Meller, whose parents — dad is a bond trader, and mom is an artist — belonged to a Scrabble club in Bedford, New York, began playing the game at age 4. When he was 10, he entered his first tournament and lost the first game. But the kid “stayed focused to claw my way back,” he says. After notching seven straight wins, he learned a lesson that has carried him through more than 50 tournaments nationwide. “Whether it’s through making a mistake or just poor luck, you’re going to have bad games. You never know what you’re going to draw, and even if you’re down 150 points, the game isn’t over.”

It’s that element of chance that keeps Meller returning to Scrabble over other games. “I originally started with chess, but the luck factor was missing.
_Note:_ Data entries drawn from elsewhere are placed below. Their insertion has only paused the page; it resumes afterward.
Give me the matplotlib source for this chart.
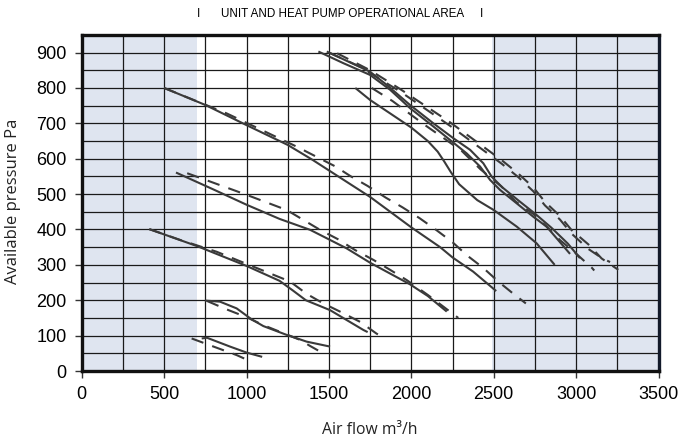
import matplotlib
matplotlib.use("Agg")
import matplotlib.pyplot as plt

# operating curves (air flow m3/h, available pressure Pa)
a_x = [500, 750, 1000, 1250, 1400, 1550, 1750, 2000, 2175, 2250, 2375, 2515]
a_y = [800, 752, 695, 639, 597, 552, 492, 406, 350, 321, 281, 226]
a_dx = [500, 880, 1305, 1540, 1630, 1735, 1845, 1945, 2050, 2150, 2250, 2340, 2435, 2530, 2620, 2695]
a_dy = [800, 728, 634, 578, 551, 523, 490, 463, 432, 399, 364, 326, 292, 252, 218, 191]

b_x = [572, 800, 1000, 1200, 1386, 1606, 1750, 1992, 2100, 2215]
b_y = [561, 513, 470, 430, 399, 347, 306, 245, 212, 168]
b_dx = [640, 800, 1000, 1244, 1345, 1446, 1557, 1658, 1770, 1871, 1972, 2100, 2200, 2285]
b_dy = [559, 532, 498, 455, 427, 399, 372, 342, 314, 286, 257, 215, 180, 150]

c_x = [410, 700, 1000, 1200, 1280, 1360, 1507, 1709, 1735]
c_y = [401, 353, 297, 255, 228, 200, 172, 116, 110]
c_dx = [410, 600, 819, 1041, 1264, 1365, 1466, 1567, 1689, 1788, 1820]
c_dy = [401, 370, 337, 295, 253, 218, 191, 168, 139, 106, 97]

d_x = [748, 839, 940, 1031, 1102, 1244, 1365, 1507]
d_y = [199, 196, 177, 146, 127, 102, 83, 69]
d_dx = [760, 880, 1001, 1100, 1325, 1385, 1446]
d_dy = [198, 174, 152, 130, 88, 71, 55]

e_x = [728, 760, 900, 1001, 1095]
e_y = [92, 94, 69, 52, 40]
e_dx = [667, 800, 940, 1021]
e_dy = [92, 69, 45, 28]

# heat pump cluster
s1_x = [1436, 1588, 1749, 1871, 1992, 2134, 2235, 2336, 2417, 2478, 2538, 2639, 2740, 2821, 2963]
s1_y = [903, 870, 837, 795, 743, 691, 653, 615, 578, 540, 512, 474, 436, 408, 331]
s2_x = [1487, 1749, 1850, 1992, 2134, 2255, 2357, 2437, 2488, 2550, 2650, 2750, 2850, 2950, 3023]
s2_y = [903, 846, 809, 752, 700, 658, 625, 587, 549, 520, 482, 445, 405, 360, 319]
s3_x = [1660, 1750, 2000, 2100, 2160, 2200, 2240, 2290, 2400, 2500, 2640, 2760, 2870]
s3_y = [800, 766, 688, 650, 620, 592, 562, 528, 483, 455, 408, 361, 300]

h1_dx = [1500, 1680, 1932, 2235, 2548, 2649, 2740, 2811, 2902, 2973, 3074, 3160, 3206]
h1_dy = [900, 862, 790, 693, 586, 548, 508, 468, 428, 388, 345, 318, 308]
h2_dx = [1550, 1750, 1932, 2235, 2548, 2649, 2740, 2811, 2902, 2973, 3074, 3155, 3256]
h2_dy = [898, 850, 797, 703, 596, 558, 519, 478, 438, 398, 358, 318, 286]
h3_dx = [1760, 1886, 2083, 2191, 2306, 2420, 2548, 2633, 2740, 2826, 2902, 2987, 3095, 3110]
h3_dy = [800, 763, 695, 660, 622, 570, 521, 479, 444, 406, 370, 337, 292, 284]

solid = [(a_x, a_y), (b_x, b_y), (c_x, c_y), (d_x, d_y), (e_x, e_y),
         (s1_x, s1_y), (s2_x, s2_y), (s3_x, s3_y)]
dashed = [(a_dx, a_dy), (b_dx, b_dy), (c_dx, c_dy), (d_dx, d_dy), (e_dx, e_dy),
          (h1_dx, h1_dy), (h2_dx, h2_dy), (h3_dx, h3_dy)]

line_col = "#3a3a3a"
font = ["Liberation Sans", "DejaVu Sans"]

fig = plt.figure(figsize=(6.81, 4.44), dpi=100)
ax = fig.add_axes([0.12, 0.1644, 0.847, 0.757])

ax.axvspan(0, 700, color="#dfe5f0", zorder=0, lw=0)
ax.axvspan(2490, 3500, color="#dfe5f0", zorder=0, lw=0)

for xs, ys in solid:
    ax.plot(xs, ys, color=line_col, lw=1.5, zorder=3, solid_capstyle="butt")
for xs, ys in dashed:
    ax.plot(xs, ys, color=line_col, lw=1.5, zorder=3, dashes=(6, 4.5))

ax.set_xlim(0, 3500)
ax.set_ylim(0, 950)
ax.set_xticks(range(0, 3501, 500))
ax.set_yticks(range(0, 901, 100))
ax.set_xticks(range(0, 3501, 250), minor=True)
ax.set_yticks(range(0, 951, 50), minor=True)
ax.tick_params(which="minor", length=0)
ax.tick_params(which="major", direction="out", length=5, width=1, color="#333333", pad=6)
ax.set_axisbelow(True)
ax.grid(True, which="both", color="#1a1a1a", lw=0.9)

for lab in ax.get_xticklabels() + ax.get_yticklabels():
    lab.set_fontfamily(font)
    lab.set_fontsize(13)

for side in ["left", "bottom", "top"]:
    ax.spines[side].set_linewidth(2.4)
    ax.spines[side].set_color("#111111")
ax.spines["right"].set_linewidth(2.4)
ax.spines["right"].set_color("#121a2a")

fig.text(199 / 681, 1 - 14 / 444, "I", fontsize=8.4, family=font, ha="center", va="center")
fig.text(343 / 681, 1 - 14 / 444, "UNIT AND HEAT PUMP OPERATIONAL AREA", fontsize=8.4,
         family=font, ha="center", va="center")
fig.text(482 / 681, 1 - 14 / 444, "I", fontsize=8.4, family=font, ha="center", va="center")

fig.text(370 / 681, 1 - 430 / 444, "Air flow m\u00b3/h", fontsize=11.3, family=["Open Sans", "DejaVu Sans"],
         ha="center", va="center", color="#222222")
fig.text(13 / 681, 1 - 201 / 444, "Available pressure Pa", fontsize=12, family=["Open Sans", "DejaVu Sans"],
         ha="center", va="center", rotation=90, color="#222222")

fig.savefig("out.png", dpi=100)
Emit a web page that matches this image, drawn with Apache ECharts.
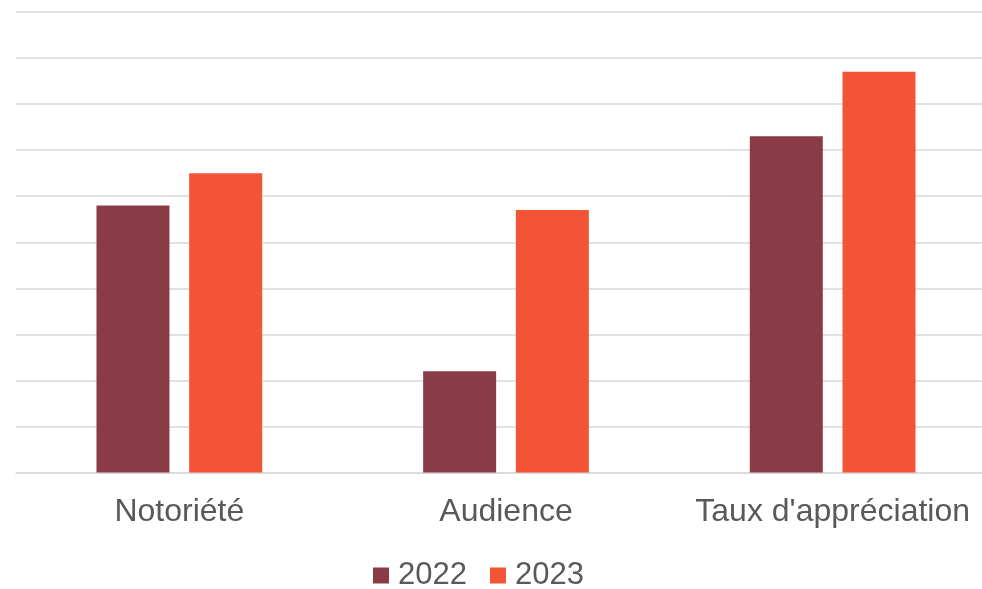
<!DOCTYPE html>
<html>
<head>
<meta charset="utf-8">
<script src="https://cdn.jsdelivr.net/npm/echarts@6/dist/echarts.min.js"></script>
<style>
  html, body { margin: 0; padding: 0; background: #fff; }
  #chart { width: 982px; height: 589px; }
</style>
</head>
<body>
<div id="chart"></div>
<script>
// catégories et valeurs
const categories = ["Notoriété", "Audience", "Taux d'appréciation"];
const values2022 = [58, 22, 73];
const values2023 = [65, 57, 87];
const seriesNames = ["2022", "2023"];

const chart = echarts.init(document.getElementById("chart"));
const option = {
  animation: false,
  color: ["#893C46", "#F25435"],
  textStyle: { fontFamily: "Liberation Sans, Arial, sans-serif" },
  grid: {
    left: 16,
    top: 12,
    width: 980,
    height: 460.5,
    containLabel: false,
    outerBoundsMode: "none",
  },
  legend: {
    data: seriesNames,
    left: 373,
    top: 560,
    icon: "rect",
    itemWidth: 16,
    itemHeight: 16,
    itemGap: 23,
    padding: 0,
    textStyle: { fontSize: 31, color: "#595959", padding: [0, 0, 0, 4] },
  },
  xAxis: {
    type: "category",
    data: categories,
    axisTick: { show: false },
    axisLine: { lineStyle: { color: "#d9d9d9", width: 1.5 } },
    axisLabel: {
      interval: 0,
      hideOverlap: false,
      fontSize: 32,
      color: "#595959",
      margin: 24,
    },
  },
  yAxis: {
    type: "value",
    min: 0,
    max: 100,
    interval: 10,
    axisLabel: { show: false },
    axisLine: { show: false },
    axisTick: { show: false },
    splitLine: { lineStyle: { color: "#d9d9d9", width: 1.5 } },
  },
  series: [
    {
      name: seriesNames[0],
      type: "bar",
      data: values2022,
      barWidth: 73,
      barGap: "27%",
    },
    {
      name: seriesNames[1],
      type: "bar",
      data: values2023,
      barWidth: 73,
      barGap: "27%",
    },
  ],
};
chart.setOption(option);
</script>
</body>
</html>
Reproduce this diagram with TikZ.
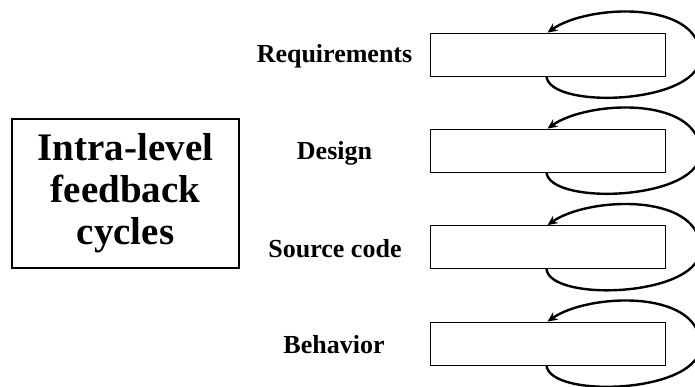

Scrabble is one-third luck and two-thirds skill, and when the best player isn’t winning the tournament, that just makes it more exciting.”

With a full academic load at Columbia, including courses such as general relativity and “rigorous proof-based calculus,” will the math and astrophysics double major ultimately choose Scrabble as his career, like Edley and world-record holder (and Meller’s former coach) Joel Sherman? Sherman thinks it’s a possibility: “It is habit-forming, and I suppose Mack stays at it because he recognizes that he is at the best age to groom his strength toward a national title. Plus, he’s just that smart that he can do it all.”

For now, though, Meller has chosen a non-Scrabble path. His summer job with the Voting Rights Data Institute’s Metric Geometry and Gerrymandering Group will have him researching the redistricting laws of all 50 states for algorithm design, running House-to-Senate legislative district matchings and modeling political preference in uncontested races.

How will his Scrabble knowledge help? “I think there are a lot of similarities between the possible geometries of a Scrabble board and the ways of subdividing a state into districts,” Meller says. He, more than most, understands how a single move can cause the whole dynamic of the board to shift. Game on.